• SOURCE RECORDS:
━━━

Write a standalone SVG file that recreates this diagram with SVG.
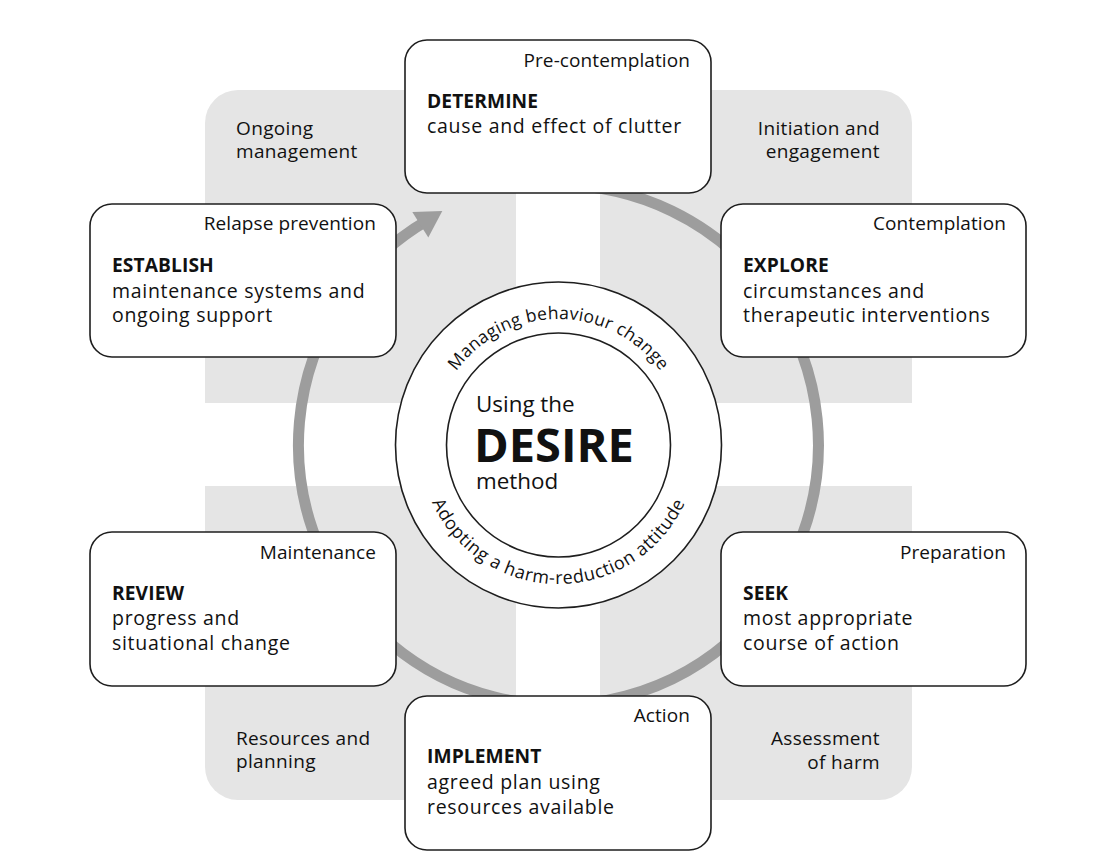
<svg xmlns="http://www.w3.org/2000/svg" width="1113" height="865" viewBox="0 0 1113 865">
<style>
.q{fill:#e5e5e5}
.box{fill:#fff;stroke:#1e1e1e;stroke-width:1.6}
.t{font-family:"Open Sans","Noto Sans",sans-serif;font-size:19.5px;letter-spacing:0.7px;fill:#111}
.lb{font-size:19px;letter-spacing:0.1px}
.ql{font-size:19px;letter-spacing:0.35px}
.b{font-weight:700;font-size:19.2px;letter-spacing:0.1px}
.r{text-anchor:end}
.ring{fill:none;stroke:#9d9d9d;stroke-width:11}
.c{fill:#fff;stroke:#1e1e1e;stroke-width:1.6}
.arc{font-family:"Open Sans","Noto Sans",sans-serif;font-size:17.5px;fill:#111}
</style>
<defs>
<path id="topArc" d="M432.5,445 A126,126 0 0 1 684.5,445"/>
<path id="botArc" d="M419.5,445 A139,139 0 0 0 697.5,445"/>
</defs>
<rect width="1113" height="865" fill="#fff"/>
<g id="quadrants">
<path class="q" d="M205,403 V123 A33,33 0 0 1 238,90 H516 V403 Z"/>
<path class="q" d="M600,90 H879 A33,33 0 0 1 912,123 V403 H600 Z"/>
<path class="q" d="M205,486 H516 V800 H238 A33,33 0 0 1 205,767 Z"/>
<path class="q" d="M600,486 H912 V767 A33,33 0 0 1 879,800 H600 Z"/>
<text class="t ql" x="236" y="135">Ongoing</text>
<text class="t ql" x="236" y="158">management</text>
<text class="t ql r" x="880" y="135">Initiation and</text>
<text class="t ql r" x="880" y="158">engagement</text>
<text class="t ql" x="236" y="745">Resources and</text>
<text class="t ql" x="236" y="768">planning</text>
<text class="t ql r" x="880" y="745">Assessment</text>
<text class="t ql r" x="880" y="769">of harm</text>
</g>
<g id="connectors">
<path class="ring" d="M558.5,185 A260,260 0 1 1 428.5,219.8"/>
<polygon points="442.3,211 428.3,237.5 412.3,212.1" fill="#9d9d9d"/>
</g>
<g id="determine">
<rect class="box" x="405" y="40" width="306" height="153" rx="22"/>
<text class="t lb r" x="690" y="67">Pre-contemplation</text>
<text class="t b" x="427" y="108">DETERMINE</text>
<text class="t" x="427" y="133">cause and effect of clutter</text>
</g>
<g id="establish">
<rect class="box" x="90" y="204" width="306" height="153" rx="22"/>
<text class="t lb r" x="376" y="230">Relapse prevention</text>
<text class="t b" x="112" y="272">ESTABLISH</text>
<text class="t" x="112" y="298">maintenance systems and</text>
<text class="t" x="112" y="322">ongoing support</text>
</g>
<g id="explore">
<rect class="box" x="721" y="204" width="305" height="153" rx="22"/>
<text class="t lb r" x="1006" y="230">Contemplation</text>
<text class="t b" x="743" y="272">EXPLORE</text>
<text class="t" x="743" y="298">circumstances and</text>
<text class="t" x="743" y="322">therapeutic interventions</text>
</g>
<g id="review">
<rect class="box" x="90" y="532" width="306" height="154" rx="22"/>
<text class="t lb r" x="376" y="559">Maintenance</text>
<text class="t b" x="112" y="600">REVIEW</text>
<text class="t" x="112" y="625">progress and</text>
<text class="t" x="112" y="650">situational change</text>
</g>
<g id="seek">
<rect class="box" x="721" y="532" width="305" height="154" rx="22"/>
<text class="t lb r" x="1006" y="559">Preparation</text>
<text class="t b" x="743" y="600">SEEK</text>
<text class="t" x="743" y="625">most appropriate</text>
<text class="t" x="743" y="650">course of action</text>
</g>
<g id="implement">
<rect class="box" x="405" y="696" width="306" height="154" rx="22"/>
<text class="t lb r" x="690" y="722">Action</text>
<text class="t b" x="427" y="763">IMPLEMENT</text>
<text class="t" x="427" y="789">agreed plan using</text>
<text class="t" x="427" y="814">resources available</text>
</g>
<g id="center">
<circle class="c" cx="558.5" cy="445" r="163"/>
<circle class="c" cx="558.5" cy="445" r="112"/>
<text class="arc" style="letter-spacing:0.3px"><textPath href="#topArc" startOffset="50%" text-anchor="middle">Managing behaviour change</textPath></text>
<text class="arc" style="font-size:18px;letter-spacing:0.6px"><textPath href="#botArc" startOffset="50%" text-anchor="middle">Adopting a harm-reduction attitude</textPath></text>
<text class="t" x="476" y="412" style="font-size:22.4px;letter-spacing:0">Using the</text>
<text class="t" x="474" y="462" style="font-size:47px;font-weight:700;letter-spacing:0">DESIRE</text>
<text class="t" x="476" y="489" style="font-size:22.4px;letter-spacing:0">method</text>
</g>
</svg>
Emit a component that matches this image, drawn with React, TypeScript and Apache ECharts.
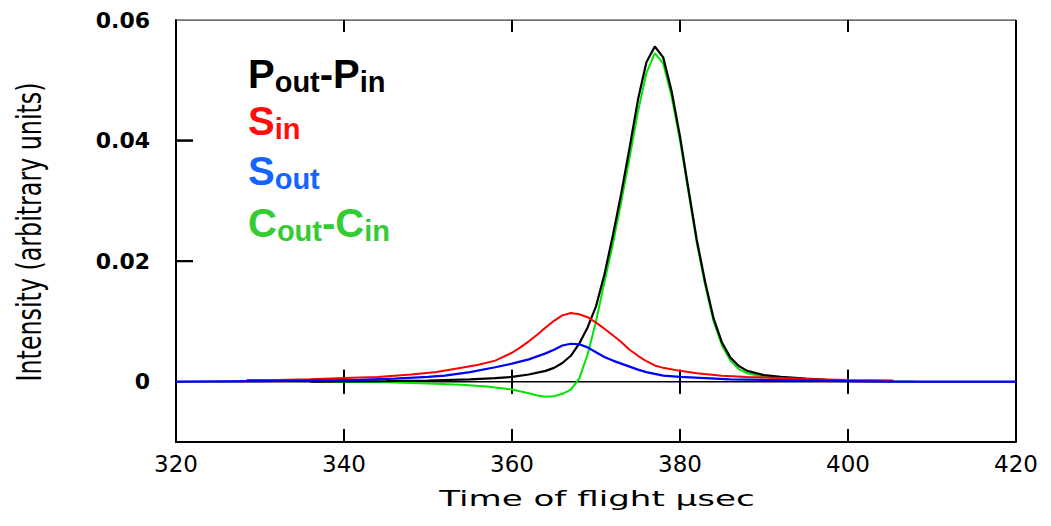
import React, { useEffect, useRef } from "react";
import * as echarts from "echarts";

// ---- data ----
const xLabelValues = [320, 340, 360, 380, 400, 420];
const xTickValues = [340, 360, 380, 400];
const yTickValues = [0.02, 0.04];
const yLabelValues = [0, 0.02, 0.04, 0.06];
const yLabelTexts = ["0", "0.02", "0.04", "0.06"];

const xTitle = "Time of flight \u03bcsec";
const yTitle = "Intensity (arbitrary units)";

// P_out - P_in (black)
const pTimes = [336, 345, 350, 355, 358, 360, 362, 364, 365, 366, 367, 368, 369, 370, 371, 372, 373, 374, 375, 376, 377, 378, 379, 380, 381, 382, 383, 384, 385, 386, 387, 388, 390, 392, 395, 397.5];
const pValues = [0.0, 0.0001, 0.0002, 0.0004, 0.0006, 0.0008, 0.0012, 0.0018, 0.0023, 0.0031, 0.0043, 0.0063, 0.009, 0.0125, 0.0178, 0.0242, 0.0312, 0.0388, 0.0468, 0.053, 0.0556, 0.0538, 0.0482, 0.0407, 0.032, 0.0235, 0.0165, 0.0105, 0.0065, 0.004, 0.0026, 0.0018, 0.0011, 0.0008, 0.0005, 0.0003];

// C_out - C_in (green)
const cTimes = [337, 345, 350, 354, 357, 360, 362, 363, 364, 365, 366, 367, 368, 369, 370, 371, 372, 373, 374, 375, 376, 377, 378, 379, 380, 381, 382, 383, 384, 385, 386, 387, 388, 390, 393, 397, 402, 408];
const cValues = [0.0, -0.0001, -0.0003, -0.0005, -0.0008, -0.0013, -0.0019, -0.0023, -0.0025, -0.0024, -0.002, -0.0013, 0.0005, 0.0045, 0.01, 0.0165, 0.0228, 0.0298, 0.0372, 0.0448, 0.0512, 0.0545, 0.0528, 0.0473, 0.04, 0.0315, 0.023, 0.016, 0.01, 0.006, 0.0035, 0.0021, 0.0014, 0.0008, 0.0004, 0.0002, 0.0001, 0.0];

// S_in (red)
const sInTimes = [328.4, 332, 336, 340, 344, 348, 351, 354, 356, 358, 360, 361, 362, 363, 364, 365, 366, 367, 368, 369, 370, 371, 372, 373, 374, 375, 376, 377, 378, 380, 382, 385, 388, 392, 396, 400, 405.4];
const sInValues = [0.0003, 0.0003, 0.0004, 0.0006, 0.0008, 0.0012, 0.0016, 0.0023, 0.0028, 0.0035, 0.0048, 0.0057, 0.0067, 0.0078, 0.009, 0.0101, 0.011, 0.0114, 0.0112, 0.0107, 0.0098, 0.0088, 0.0077, 0.0066, 0.0053, 0.0043, 0.0034, 0.0027, 0.0023, 0.0018, 0.0014, 0.001, 0.0008, 0.0006, 0.0004, 0.0003, 0.0002];

// S_out (blue)
const sOutTimes = [320, 330, 336, 342, 346, 350, 352, 355, 358, 360, 362, 364, 365, 366, 367, 368, 369, 370, 371, 372, 373, 374, 375, 376, 378, 380, 383, 386, 390, 395, 400, 405, 420];
const sOutValues = [0.0, 0.0001, 0.0002, 0.0003, 0.0005, 0.0008, 0.001, 0.0016, 0.0024, 0.003, 0.0037, 0.0047, 0.0053, 0.006, 0.0063, 0.0062, 0.0057, 0.0049, 0.0041, 0.0035, 0.003, 0.0025, 0.002, 0.0016, 0.001, 0.0008, 0.0006, 0.0004, 0.0003, 0.0002, 0.0001, 0.0, 0.0];

const X_MIN = 320;
const X_MAX = 420;
const Y_MIN = -0.01;
const Y_MAX = 0.06;

const pairs = (ts: number[], vs: number[]) => ts.map((t, i) => [t, vs[i]]);

// frame
const rightBorder = [[X_MAX, Y_MIN], [X_MAX, Y_MAX]];
const topBorder = [[X_MIN, Y_MAX], [X_MAX, Y_MAX]];
const zeroLine = [[X_MIN, 0], [X_MAX, 0]];

const LEG_FONT = "Liberation Sans, Arial, sans-serif";
const MAIN = 40;
const SUB = 29;

function legendPieces(
  parts: { t: string; sub: boolean }[],
  x0: number,
  baseline: number,
  color: string
) {
  const widths: Record<string, number> = { P: 0.667, S: 0.667, C: 0.722, o: 0.611, u: 0.611, t: 0.333, i: 0.278, n: 0.611, "-": 0.333 };
  let x = x0;
  const els: any[] = [];
  for (const p of parts) {
    const size = p.sub ? SUB : MAIN;
    const base = p.sub ? baseline + 4 : baseline;
    els.push({
      type: "text",
      x,
      y: base - 0.35 * size,
      style: {
        text: p.t,
        fill: color,
        fontFamily: LEG_FONT,
        fontWeight: "bold",
        fontSize: size,
        textAlign: "left",
        textVerticalAlign: "middle",
      },
      z: 10,
    });
    let w = 0;
    for (const ch of p.t) w += (widths[ch] ?? 0.6) * size;
    x += w;
  }
  return els;
}

export default function App() {
  const ref = useRef<HTMLDivElement>(null);

  useEffect(() => {
    if (!ref.current) return;
    const chart = echarts.init(ref.current, undefined, { renderer: "svg" });

    const lineCommon = { type: "line", showSymbol: false, symbol: "none", smooth: false };
    const tickScatter = {
      type: "scatter",
      symbol: "rect",
      clip: false,
      silent: true,
      itemStyle: { color: "#000", opacity: 1 },
      z: 3,
    };

    const staticGraphic = [
      ...legendPieces([{ t: "P", sub: false }, { t: "out", sub: true }, { t: "-", sub: false }, { t: "P", sub: false }, { t: "in", sub: true }], 248, 88, "#000000"),
      ...legendPieces([{ t: "S", sub: false }, { t: "in", sub: true }], 248, 135, "#ff0d0d"),
      ...legendPieces([{ t: "S", sub: false }, { t: "out", sub: true }], 248, 185, "#1464ff"),
      ...legendPieces([{ t: "C", sub: false }, { t: "out", sub: true }, { t: "-", sub: false }, { t: "C", sub: false }, { t: "in", sub: true }], 248, 237, "#33cc33"),
      {
        type: "text",
        x: 597,
        y: 498,
        scaleX: 1.55,
        style: { text: xTitle, fill: "#000", fontFamily: "DejaVu Sans", fontSize: 22, textAlign: "center", textVerticalAlign: "middle" },
      },
      {
        type: "text",
        x: 30,
        y: 232,
        rotation: Math.PI / 2,
        scaleX: 0.72,
        style: { text: yTitle, fill: "#000", fontFamily: "DejaVu Sans", fontSize: 33, textAlign: "center", textVerticalAlign: "middle" },
      },
    ];

    const option: any = {
      animation: false,
      grid: { left: 176, right: 35, top: 20, bottom: 84 },
      xAxis: {
        type: "value",
        min: X_MIN,
        max: X_MAX,
        interval: 20,
        splitLine: { show: false },
        axisLine: { show: true, onZero: false, lineStyle: { color: "#000", width: 2 } },
        axisTick: { show: false },
        axisLabel: {
          show: true,
          color: "#000",
          fontFamily: "DejaVu Sans",
          fontSize: 23,
          margin: 10,
          formatter: (v: number) => (xLabelValues.indexOf(v) >= 0 ? String(v) : ""),
        },
      },
      yAxis: {
        type: "value",
        min: Y_MIN,
        max: Y_MAX,
        interval: 0.01,
        splitLine: { show: false },
        axisLine: { show: true, onZero: false, lineStyle: { color: "#000", width: 2 } },
        axisTick: { show: false },
        axisLabel: {
          show: true,
          customValues: yLabelValues,
          color: "#000",
          fontFamily: "DejaVu Sans",
          fontWeight: "bold",
          fontSize: 22,
          margin: 26,
          formatter: (v: number) => {
            const i = yLabelValues.findIndex((x) => Math.abs(x - v) < 1e-9);
            return i >= 0 ? yLabelTexts[i] : "";
          },
        },
      },
      series: [
        { ...lineCommon, name: "frameTop", data: topBorder, lineStyle: { width: 1.5, color: "#444" } },
        { ...lineCommon, name: "frameRight", data: rightBorder, lineStyle: { width: 2, color: "#000" } },
        { ...lineCommon, name: "zero", data: zeroLine, lineStyle: { width: 1.5, color: "#000" } },
        // tick marks drawn as rectangular symbols at the tick values
        { ...tickScatter, name: "tickBottom", data: xTickValues.map((v) => [v, Y_MIN]), symbolSize: [2, 13], symbolOffset: [0, -6.5] },
        { ...tickScatter, name: "tickTop", data: xTickValues.map((v) => [v, Y_MAX]), symbolSize: [2, 12], symbolOffset: [0, 6] },
        { ...tickScatter, name: "tickZero", data: xTickValues.map((v) => [v, 0]), symbolSize: [2, 24], symbolOffset: [0, 0] },
        { ...tickScatter, name: "tickLeft", data: yTickValues.map((v) => [X_MIN, v]), symbolSize: [17, 2], symbolOffset: [8.5, 0] },
        { ...lineCommon, name: "Cout-Cin", data: pairs(cTimes, cValues), lineStyle: { width: 2, color: "#00e600" }, z: 4 },
        { ...lineCommon, name: "Pout-Pin", data: pairs(pTimes, pValues), lineStyle: { width: 2.2, color: "#000000" }, z: 4 },
        { ...lineCommon, name: "Sin", data: pairs(sInTimes, sInValues), lineStyle: { width: 2, color: "#ff0000" }, z: 4 },
        { ...lineCommon, name: "Sout", data: pairs(sOutTimes, sOutValues), lineStyle: { width: 2.2, color: "#0000ff" }, z: 4 },
      ],
      graphic: staticGraphic,
    };

    chart.setOption(option);

    // fallback tick marks placed through the chart's own scales
    try {
      const toPx = (p: number[]) => chart.convertToPixel({ xAxisIndex: 0, yAxisIndex: 0 }, p) as number[];
      const tickEls: any[] = [];
      const st = { stroke: "#000", lineWidth: 2 };
      for (const v of xTickValues) {
        const b = toPx([v, Y_MIN]);
        const t = toPx([v, Y_MAX]);
        const z0 = toPx([v, 0]);
        tickEls.push({ type: "line", shape: { x1: b[0], y1: b[1], x2: b[0], y2: b[1] - 13 }, style: st, z: 3 });
        tickEls.push({ type: "line", shape: { x1: t[0], y1: t[1], x2: t[0], y2: t[1] + 12 }, style: st, z: 3 });
        tickEls.push({ type: "line", shape: { x1: z0[0], y1: z0[1] - 12, x2: z0[0], y2: z0[1] + 12 }, style: st, z: 3 });
      }
      for (const v of yTickValues) {
        const l = toPx([X_MIN, v]);
        tickEls.push({ type: "line", shape: { x1: l[0], y1: l[1], x2: l[0] + 17, y2: l[1] }, style: st, z: 3 });
      }
      chart.setOption({ graphic: [...staticGraphic, ...tickEls] }, { replaceMerge: ["graphic"] });
    } catch (e) {
      // keep the chart as drawn
    }

    return () => chart.dispose();
  }, []);

  return <div ref={ref} style={{ position: "fixed", left: 0, top: 0, width: 1051, height: 526, background: "#fff" }} />;
}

━━━

• TASK TO COMPLETE: For the entries above, state how many lines contain the word "React". Provide the number by itself.

• FINAL RESULT: 2